Problem:
Without including the pictures, copy out every line below.

Data lines:
---*---

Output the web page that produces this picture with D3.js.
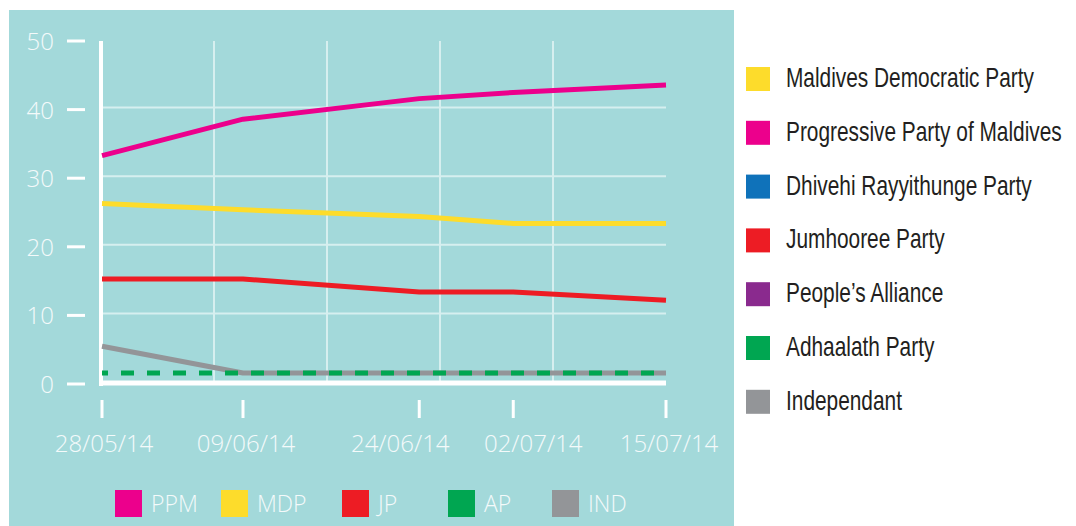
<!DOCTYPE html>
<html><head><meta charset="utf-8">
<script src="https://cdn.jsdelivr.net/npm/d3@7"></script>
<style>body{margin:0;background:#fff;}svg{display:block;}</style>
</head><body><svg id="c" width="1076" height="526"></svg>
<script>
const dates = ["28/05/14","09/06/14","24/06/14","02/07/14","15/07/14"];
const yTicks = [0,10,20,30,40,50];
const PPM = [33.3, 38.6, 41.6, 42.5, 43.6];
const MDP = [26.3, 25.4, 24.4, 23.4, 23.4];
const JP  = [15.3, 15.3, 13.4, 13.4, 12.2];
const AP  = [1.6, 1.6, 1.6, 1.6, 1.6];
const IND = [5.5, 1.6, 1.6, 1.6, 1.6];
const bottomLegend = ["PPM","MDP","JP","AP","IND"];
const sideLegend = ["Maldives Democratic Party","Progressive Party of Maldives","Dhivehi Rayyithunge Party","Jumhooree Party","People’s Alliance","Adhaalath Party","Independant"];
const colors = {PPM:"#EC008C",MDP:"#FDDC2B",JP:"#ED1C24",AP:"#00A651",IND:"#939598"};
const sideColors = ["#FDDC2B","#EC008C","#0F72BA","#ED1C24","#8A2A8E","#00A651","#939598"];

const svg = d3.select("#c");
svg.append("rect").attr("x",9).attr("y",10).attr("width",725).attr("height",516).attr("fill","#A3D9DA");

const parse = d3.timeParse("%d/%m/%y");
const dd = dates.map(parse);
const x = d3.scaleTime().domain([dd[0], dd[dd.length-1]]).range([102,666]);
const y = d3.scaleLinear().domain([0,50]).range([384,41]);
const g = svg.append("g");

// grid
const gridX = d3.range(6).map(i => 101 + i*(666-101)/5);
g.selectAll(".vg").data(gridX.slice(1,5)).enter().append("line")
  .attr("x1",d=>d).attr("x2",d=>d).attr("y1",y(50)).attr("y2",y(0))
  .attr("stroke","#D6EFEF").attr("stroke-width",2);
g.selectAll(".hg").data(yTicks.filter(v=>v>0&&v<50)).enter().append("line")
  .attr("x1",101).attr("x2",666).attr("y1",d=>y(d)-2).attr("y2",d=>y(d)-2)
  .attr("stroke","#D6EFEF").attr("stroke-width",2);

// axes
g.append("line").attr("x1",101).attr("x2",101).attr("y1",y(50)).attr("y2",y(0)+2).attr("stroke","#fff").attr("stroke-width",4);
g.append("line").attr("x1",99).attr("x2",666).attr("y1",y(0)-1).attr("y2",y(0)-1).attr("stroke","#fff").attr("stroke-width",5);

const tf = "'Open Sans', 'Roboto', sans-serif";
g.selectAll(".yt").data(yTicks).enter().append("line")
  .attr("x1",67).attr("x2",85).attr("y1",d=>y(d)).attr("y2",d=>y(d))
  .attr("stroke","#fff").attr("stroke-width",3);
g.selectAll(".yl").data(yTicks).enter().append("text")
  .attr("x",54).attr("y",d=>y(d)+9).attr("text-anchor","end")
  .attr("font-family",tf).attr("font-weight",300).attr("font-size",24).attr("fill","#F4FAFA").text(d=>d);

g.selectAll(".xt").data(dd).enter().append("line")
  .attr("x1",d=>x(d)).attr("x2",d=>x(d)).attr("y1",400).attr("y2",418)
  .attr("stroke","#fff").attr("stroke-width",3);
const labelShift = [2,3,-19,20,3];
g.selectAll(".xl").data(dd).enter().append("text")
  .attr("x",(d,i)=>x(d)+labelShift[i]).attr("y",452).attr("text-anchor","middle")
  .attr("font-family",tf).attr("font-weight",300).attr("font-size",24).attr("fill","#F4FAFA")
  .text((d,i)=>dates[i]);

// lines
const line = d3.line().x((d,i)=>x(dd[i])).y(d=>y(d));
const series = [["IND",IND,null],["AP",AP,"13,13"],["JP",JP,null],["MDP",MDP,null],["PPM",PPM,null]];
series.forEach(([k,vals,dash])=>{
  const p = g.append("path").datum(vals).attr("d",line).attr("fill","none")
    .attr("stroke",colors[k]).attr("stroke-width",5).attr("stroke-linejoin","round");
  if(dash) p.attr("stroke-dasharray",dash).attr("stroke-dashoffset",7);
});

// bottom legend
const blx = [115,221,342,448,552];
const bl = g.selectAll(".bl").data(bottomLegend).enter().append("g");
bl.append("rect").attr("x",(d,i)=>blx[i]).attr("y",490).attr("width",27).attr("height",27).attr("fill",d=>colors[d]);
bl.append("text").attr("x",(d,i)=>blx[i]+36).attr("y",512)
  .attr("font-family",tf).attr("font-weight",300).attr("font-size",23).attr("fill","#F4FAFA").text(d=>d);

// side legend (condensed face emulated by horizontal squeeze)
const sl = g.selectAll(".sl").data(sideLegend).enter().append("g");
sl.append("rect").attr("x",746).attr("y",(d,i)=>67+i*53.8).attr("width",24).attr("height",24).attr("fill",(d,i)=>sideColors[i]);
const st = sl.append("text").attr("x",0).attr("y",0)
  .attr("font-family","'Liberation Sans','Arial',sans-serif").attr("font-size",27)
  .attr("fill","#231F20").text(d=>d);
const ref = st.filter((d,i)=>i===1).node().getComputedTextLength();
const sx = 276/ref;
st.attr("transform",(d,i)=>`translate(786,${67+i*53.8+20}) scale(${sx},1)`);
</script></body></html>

---*---

Final answer:
Output the web page that produces this picture with D3.js.
<!DOCTYPE html>
<html><head><meta charset="utf-8">
<script src="https://cdn.jsdelivr.net/npm/d3@7"></script>
<style>body{margin:0;background:#fff;}svg{display:block;}</style>
</head><body><svg id="c" width="1076" height="526"></svg>
<script>
const dates = ["28/05/14","09/06/14","24/06/14","02/07/14","15/07/14"];
const yTicks = [0,10,20,30,40,50];
const PPM = [33.3, 38.6, 41.6, 42.5, 43.6];
const MDP = [26.3, 25.4, 24.4, 23.4, 23.4];
const JP  = [15.3, 15.3, 13.4, 13.4, 12.2];
const AP  = [1.6, 1.6, 1.6, 1.6, 1.6];
const IND = [5.5, 1.6, 1.6, 1.6, 1.6];
const bottomLegend = ["PPM","MDP","JP","AP","IND"];
const sideLegend = ["Maldives Democratic Party","Progressive Party of Maldives","Dhivehi Rayyithunge Party","Jumhooree Party","People’s Alliance","Adhaalath Party","Independant"];
const colors = {PPM:"#EC008C",MDP:"#FDDC2B",JP:"#ED1C24",AP:"#00A651",IND:"#939598"};
const sideColors = ["#FDDC2B","#EC008C","#0F72BA","#ED1C24","#8A2A8E","#00A651","#939598"];

const svg = d3.select("#c");
svg.append("rect").attr("x",9).attr("y",10).attr("width",725).attr("height",516).attr("fill","#A3D9DA");

const parse = d3.timeParse("%d/%m/%y");
const dd = dates.map(parse);
const x = d3.scaleTime().domain([dd[0], dd[dd.length-1]]).range([102,666]);
const y = d3.scaleLinear().domain([0,50]).range([384,41]);
const g = svg.append("g");

// grid
const gridX = d3.range(6).map(i => 101 + i*(666-101)/5);
g.selectAll(".vg").data(gridX.slice(1,5)).enter().append("line")
  .attr("x1",d=>d).attr("x2",d=>d).attr("y1",y(50)).attr("y2",y(0))
  .attr("stroke","#D6EFEF").attr("stroke-width",2);
g.selectAll(".hg").data(yTicks.filter(v=>v>0&&v<50)).enter().append("line")
  .attr("x1",101).attr("x2",666).attr("y1",d=>y(d)-2).attr("y2",d=>y(d)-2)
  .attr("stroke","#D6EFEF").attr("stroke-width",2);

// axes
g.append("line").attr("x1",101).attr("x2",101).attr("y1",y(50)).attr("y2",y(0)+2).attr("stroke","#fff").attr("stroke-width",4);
g.append("line").attr("x1",99).attr("x2",666).attr("y1",y(0)-1).attr("y2",y(0)-1).attr("stroke","#fff").attr("stroke-width",5);

const tf = "'Open Sans', 'Roboto', sans-serif";
g.selectAll(".yt").data(yTicks).enter().append("line")
  .attr("x1",67).attr("x2",85).attr("y1",d=>y(d)).attr("y2",d=>y(d))
  .attr("stroke","#fff").attr("stroke-width",3);
g.selectAll(".yl").data(yTicks).enter().append("text")
  .attr("x",54).attr("y",d=>y(d)+9).attr("text-anchor","end")
  .attr("font-family",tf).attr("font-weight",300).attr("font-size",24).attr("fill","#F4FAFA").text(d=>d);

g.selectAll(".xt").data(dd).enter().append("line")
  .attr("x1",d=>x(d)).attr("x2",d=>x(d)).attr("y1",400).attr("y2",418)
  .attr("stroke","#fff").attr("stroke-width",3);
const labelShift = [2,3,-19,20,3];
g.selectAll(".xl").data(dd).enter().append("text")
  .attr("x",(d,i)=>x(d)+labelShift[i]).attr("y",452).attr("text-anchor","middle")
  .attr("font-family",tf).attr("font-weight",300).attr("font-size",24).attr("fill","#F4FAFA")
  .text((d,i)=>dates[i]);

// lines
const line = d3.line().x((d,i)=>x(dd[i])).y(d=>y(d));
const series = [["IND",IND,null],["AP",AP,"13,13"],["JP",JP,null],["MDP",MDP,null],["PPM",PPM,null]];
series.forEach(([k,vals,dash])=>{
  const p = g.append("path").datum(vals).attr("d",line).attr("fill","none")
    .attr("stroke",colors[k]).attr("stroke-width",5).attr("stroke-linejoin","round");
  if(dash) p.attr("stroke-dasharray",dash).attr("stroke-dashoffset",7);
});

// bottom legend
const blx = [115,221,342,448,552];
const bl = g.selectAll(".bl").data(bottomLegend).enter().append("g");
bl.append("rect").attr("x",(d,i)=>blx[i]).attr("y",490).attr("width",27).attr("height",27).attr("fill",d=>colors[d]);
bl.append("text").attr("x",(d,i)=>blx[i]+36).attr("y",512)
  .attr("font-family",tf).attr("font-weight",300).attr("font-size",23).attr("fill","#F4FAFA").text(d=>d);

// side legend (condensed face emulated by horizontal squeeze)
const sl = g.selectAll(".sl").data(sideLegend).enter().append("g");
sl.append("rect").attr("x",746).attr("y",(d,i)=>67+i*53.8).attr("width",24).attr("height",24).attr("fill",(d,i)=>sideColors[i]);
const st = sl.append("text").attr("x",0).attr("y",0)
  .attr("font-family","'Liberation Sans','Arial',sans-serif").attr("font-size",27)
  .attr("fill","#231F20").text(d=>d);
const ref = st.filter((d,i)=>i===1).node().getComputedTextLength();
const sx = 276/ref;
st.attr("transform",(d,i)=>`translate(786,${67+i*53.8+20}) scale(${sx},1)`);
</script></body></html>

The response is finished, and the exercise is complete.